Looking at the latstest live table for April to May I claculated those LPAs

With 18 Week Majors less than 50%

With minors at less than 50% and

With others less than 60%.

I guess the DCLG is likely to adopt a threshold for all three to stop LPAs swtiching all resources to minor cases as they did with they old 8 week target.

This leaves a surprising list

North Norfolk (which has an adopted CS)

Barnet (adopted CS)

Chichester (no adopted CS)

Southampton (adopted core strategy)

Vale of White Horse (no adopted core strategy)

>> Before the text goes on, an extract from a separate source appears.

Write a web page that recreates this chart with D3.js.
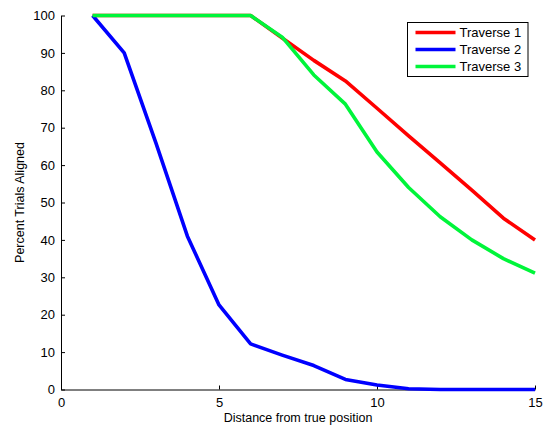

Mendip (no adopted core strategy)

I dont have the appeal refusal rates per authority, but this is a poor measure as on a quarterly basis for small rural authorities the variation from tiny sample sizes is huge, and it would be statistically meaningless to adopt a longer and different timescale from the decision taking stats. This would create an obvious avenue for legal challenge.   The fact that they even mentioned this as a factor leads me again to doubt the quality of civil servants now left at the DCLG if they make such a basic statistical mistake.

So if this quarter were the operative numbers who might be top of the list for muscular localism?

This left a surprising list Chichester, Vale of White Horse, Mendip.  Lots of AONB, lots and lots of AONB.  I wonder if the Telegraph journalists are listening.